“My fear is that we’re too quiet,” said Dabrina Bet-Tamraz, an Iranian Christian whose father, mother and brother are imprisoned in Iran for Christian evangelism.
On Feb. 5, Family Research Council held a panel discussion on religious persecution in Iran called “Stories from Iran: Religious Freedom and the Secret Growth of the Underground Church.” Tamraz and fellow Iranian Christians Maryam Rostampour and Mariziyeh Amirizadeh shared firsthand about the persecution they endured for living out their faith in their home country.
Tamraz was arrested and detained in a men’s detention center in 2009. After being released, she fled to Switzerland where she is now appealing to the international community to help her family, as well as other Iranian Christians.
During that same year, Rostampour and Amirizadeh were both imprisoned for “promoting Christianity” and were detained for 259 days in Evin Prison in Tehran, where Tamraz’s brother is also held. Although they were sentenced to death, the women were cleared of all charges and released from custody after international intervention.

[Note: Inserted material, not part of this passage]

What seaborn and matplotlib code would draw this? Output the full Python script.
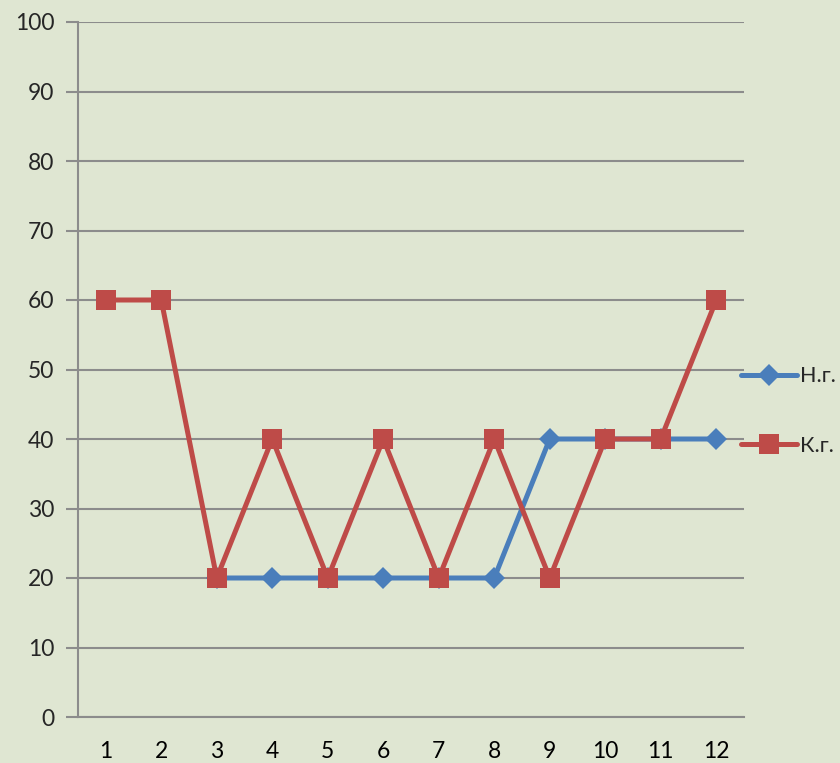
import numpy as np
import pandas as pd
import matplotlib
matplotlib.use("Agg")
import matplotlib.pyplot as plt
import seaborn as sns
from matplotlib.ticker import FixedLocator

categories = [1, 2, 3, 4, 5, 6, 7, 8, 9, 10, 11, 12]
series_ng = [np.nan, np.nan, 20, 20, 20, 20, 20, 20, 40, 40, 40, 40]
series_kg = [60, 60, 20, 40, 20, 40, 20, 40, 20, 40, 40, 60]
series_names = ["Н.г.", "К.г."]
y_ticks = [0, 10, 20, 30, 40, 50, 60, 70, 80, 90, 100]

sns.set_theme(style="white")
plt.rcParams['font.family'] = ['Lato', 'DejaVu Sans']

bg = '#dfe6d2'
fig = plt.figure(figsize=(8.4, 7.63), dpi=100, facecolor=bg)
ax = fig.add_axes([78/840, 46/763, (744-78)/840, (717-22)/763])
ax.set_facecolor(bg)

df = pd.DataFrame({"x": categories, series_names[0]: series_ng, series_names[1]: series_kg})

sns.lineplot(data=df, x="x", y=series_names[0], ax=ax, color='#4a7ebb', lw=3.6,
             marker='D', markersize=11, markeredgewidth=0, label=series_names[0])
sns.lineplot(data=df, x="x", y=series_names[1], ax=ax, color='#be4b48', lw=3.6,
             marker='s', markersize=14, markeredgewidth=0, label=series_names[1])

ax.set_xlim(0.5, 12.5)
ax.set_ylim(0, 100)
ax.set_yticks(y_ticks)
ax.yaxis.grid(True, color='#8c8c8c', lw=1.5)
ax.set_axisbelow(True)
ax.set_xticks(categories)
ax.set_xticklabels([str(c) for c in categories])
ax.xaxis.set_minor_locator(FixedLocator(np.arange(0.5, 13, 1)))
ax.tick_params(axis='x', which='major', length=0, labelsize=16.5, pad=17, colors='black')
ax.tick_params(axis='x', which='minor', length=8, width=1.5, color='#8c8c8c', direction='out')
ax.tick_params(axis='y', length=9, width=1.5, color='#8c8c8c', labelsize=16.5, pad=8, left=True)
ax.set_xlabel("")
ax.set_ylabel("")
for s in ['top', 'right']:
    ax.spines[s].set_visible(False)
for s in ['left', 'bottom']:
    ax.spines[s].set_color('#8c8c8c')
    ax.spines[s].set_linewidth(1.5)

ax.get_legend().remove()
h, l = ax.get_legend_handles_labels()
fig.legend(h, l, loc='center left', bbox_to_anchor=(741/840, 1 - 411/763), frameon=False,
           fontsize=15.5, handlelength=2.6, handletextpad=0.15, labelspacing=2.3,
           borderpad=0, borderaxespad=0)

fig.savefig("out.png", dpi=100, facecolor=bg)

The three women’s stories are not unique. Open Doors USA ranks Iran as the ninth-worst country for Christian persecution, and neighboring Iraq comes in at No. 15.
In Washington, D.C., during last week’s National Prayer Breakfast sideline event on religious persecution, Loay Mikhael, head of foreign relations for the Chaldean Syriac Assyrian Popular Council, explained that the Christian community in Iraq has suffered extreme persecution at the hands of ISIS. He estimates that the Christian population now stands at just 250,000; it used to number 1.5 million.

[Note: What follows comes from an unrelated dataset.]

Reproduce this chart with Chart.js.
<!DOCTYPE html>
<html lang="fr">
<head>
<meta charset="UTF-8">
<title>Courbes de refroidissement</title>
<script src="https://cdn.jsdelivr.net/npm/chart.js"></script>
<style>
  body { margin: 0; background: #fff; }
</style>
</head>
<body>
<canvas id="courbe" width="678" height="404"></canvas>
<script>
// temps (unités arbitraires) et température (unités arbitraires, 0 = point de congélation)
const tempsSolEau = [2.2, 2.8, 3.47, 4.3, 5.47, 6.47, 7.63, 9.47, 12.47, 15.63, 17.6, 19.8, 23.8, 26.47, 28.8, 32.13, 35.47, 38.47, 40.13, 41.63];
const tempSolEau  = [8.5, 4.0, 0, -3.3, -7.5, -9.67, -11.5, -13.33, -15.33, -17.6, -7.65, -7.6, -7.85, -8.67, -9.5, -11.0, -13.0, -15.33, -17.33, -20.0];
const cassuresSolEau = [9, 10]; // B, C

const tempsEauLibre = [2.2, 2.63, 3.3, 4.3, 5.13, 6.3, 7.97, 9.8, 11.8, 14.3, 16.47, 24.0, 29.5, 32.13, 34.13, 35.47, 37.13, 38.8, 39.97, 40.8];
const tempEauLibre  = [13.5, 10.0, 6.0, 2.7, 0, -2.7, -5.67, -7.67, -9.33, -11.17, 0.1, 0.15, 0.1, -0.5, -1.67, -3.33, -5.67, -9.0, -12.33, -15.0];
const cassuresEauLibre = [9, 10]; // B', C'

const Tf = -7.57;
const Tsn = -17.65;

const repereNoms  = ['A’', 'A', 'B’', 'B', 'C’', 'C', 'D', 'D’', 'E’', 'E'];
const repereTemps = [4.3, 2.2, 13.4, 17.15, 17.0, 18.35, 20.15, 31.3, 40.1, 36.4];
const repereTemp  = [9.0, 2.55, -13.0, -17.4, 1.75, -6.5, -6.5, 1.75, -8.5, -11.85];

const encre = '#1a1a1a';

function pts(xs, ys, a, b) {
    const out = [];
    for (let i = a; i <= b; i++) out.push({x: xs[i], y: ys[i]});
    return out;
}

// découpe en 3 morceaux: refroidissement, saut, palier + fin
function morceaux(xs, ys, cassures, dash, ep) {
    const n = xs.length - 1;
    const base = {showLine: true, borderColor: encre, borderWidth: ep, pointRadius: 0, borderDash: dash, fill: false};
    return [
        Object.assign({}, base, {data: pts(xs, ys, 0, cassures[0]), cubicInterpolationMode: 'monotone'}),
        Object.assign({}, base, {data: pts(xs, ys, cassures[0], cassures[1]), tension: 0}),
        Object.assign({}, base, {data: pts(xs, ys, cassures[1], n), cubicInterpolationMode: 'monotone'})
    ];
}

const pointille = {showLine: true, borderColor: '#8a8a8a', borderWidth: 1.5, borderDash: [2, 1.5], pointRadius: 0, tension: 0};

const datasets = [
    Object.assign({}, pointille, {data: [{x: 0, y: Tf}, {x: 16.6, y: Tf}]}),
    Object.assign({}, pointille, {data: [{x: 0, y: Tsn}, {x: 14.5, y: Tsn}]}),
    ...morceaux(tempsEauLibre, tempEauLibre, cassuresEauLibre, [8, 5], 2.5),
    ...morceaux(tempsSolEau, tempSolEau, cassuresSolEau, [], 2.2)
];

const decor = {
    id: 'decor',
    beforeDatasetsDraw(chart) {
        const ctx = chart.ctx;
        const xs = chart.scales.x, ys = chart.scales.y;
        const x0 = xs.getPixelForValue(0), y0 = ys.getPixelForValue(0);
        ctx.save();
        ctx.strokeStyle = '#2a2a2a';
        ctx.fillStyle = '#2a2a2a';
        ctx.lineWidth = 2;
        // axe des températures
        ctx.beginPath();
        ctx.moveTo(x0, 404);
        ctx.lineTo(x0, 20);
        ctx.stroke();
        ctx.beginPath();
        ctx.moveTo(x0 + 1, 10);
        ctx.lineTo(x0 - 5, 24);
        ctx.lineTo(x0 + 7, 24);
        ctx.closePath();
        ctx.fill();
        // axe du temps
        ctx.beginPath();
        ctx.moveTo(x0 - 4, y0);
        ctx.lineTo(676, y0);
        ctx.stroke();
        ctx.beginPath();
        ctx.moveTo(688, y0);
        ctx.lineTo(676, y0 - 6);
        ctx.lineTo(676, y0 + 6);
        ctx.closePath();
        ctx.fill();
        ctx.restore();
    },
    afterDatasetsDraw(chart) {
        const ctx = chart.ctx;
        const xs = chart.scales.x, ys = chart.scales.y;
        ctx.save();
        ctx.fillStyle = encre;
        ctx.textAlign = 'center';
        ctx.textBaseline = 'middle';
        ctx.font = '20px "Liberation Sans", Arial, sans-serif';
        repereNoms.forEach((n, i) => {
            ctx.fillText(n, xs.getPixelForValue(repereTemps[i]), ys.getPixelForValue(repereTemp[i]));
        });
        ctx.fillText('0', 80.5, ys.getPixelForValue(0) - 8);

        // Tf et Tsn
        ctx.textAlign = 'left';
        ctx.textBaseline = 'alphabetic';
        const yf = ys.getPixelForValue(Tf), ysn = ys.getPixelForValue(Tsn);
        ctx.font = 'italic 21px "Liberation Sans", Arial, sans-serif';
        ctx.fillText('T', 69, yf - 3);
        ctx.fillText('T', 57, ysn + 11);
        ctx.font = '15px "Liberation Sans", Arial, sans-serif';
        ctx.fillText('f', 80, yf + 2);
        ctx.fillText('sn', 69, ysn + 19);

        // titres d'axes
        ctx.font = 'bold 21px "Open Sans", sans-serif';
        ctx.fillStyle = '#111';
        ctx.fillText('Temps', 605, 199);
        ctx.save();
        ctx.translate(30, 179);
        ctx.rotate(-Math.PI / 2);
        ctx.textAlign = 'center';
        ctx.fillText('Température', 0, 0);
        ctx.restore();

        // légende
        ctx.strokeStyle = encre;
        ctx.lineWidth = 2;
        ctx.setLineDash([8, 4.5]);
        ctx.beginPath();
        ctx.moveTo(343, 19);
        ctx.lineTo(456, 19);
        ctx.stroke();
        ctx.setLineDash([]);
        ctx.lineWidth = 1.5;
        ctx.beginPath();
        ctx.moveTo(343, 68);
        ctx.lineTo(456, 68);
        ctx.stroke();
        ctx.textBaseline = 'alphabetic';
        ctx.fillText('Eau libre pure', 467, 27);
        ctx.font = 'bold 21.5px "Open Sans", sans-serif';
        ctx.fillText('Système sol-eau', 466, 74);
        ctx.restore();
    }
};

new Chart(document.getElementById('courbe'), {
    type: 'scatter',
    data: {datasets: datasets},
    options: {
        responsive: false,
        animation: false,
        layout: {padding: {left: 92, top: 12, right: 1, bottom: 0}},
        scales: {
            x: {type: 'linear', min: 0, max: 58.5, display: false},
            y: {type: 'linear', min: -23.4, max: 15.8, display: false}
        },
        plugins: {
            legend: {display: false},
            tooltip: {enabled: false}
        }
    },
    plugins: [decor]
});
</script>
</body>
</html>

Mikhael’s own family was forced to relocate due to persecution.
“We are all over the world,” he said, “not because of our choice, but because we were forced to flee. The challenge is tremendous.”
“Will there still be a Christian community here in Baghdad in 2050?” Father Nadheer Dako, parish priest of St. Joseph’s in Baghdad, asked The Telegraph.
That’s why Iraqi and Iranian Christians are asking the international community to step up to the plate.
“As people who came from a country where you cannot even sing for God with a loud voice … This freedom that you have in [the United States] is a precious gift,” said Rostampour. “But we also believe that you have to use this freedom. You can’t just leave your freedom and enjoy this freedom. We have to be a voice for those people who do not have this freedom.
“One day persecution may come to the free countries,” she added. “We might need help from that part of the world. So please stand up for your brothers and sisters and be their voice.”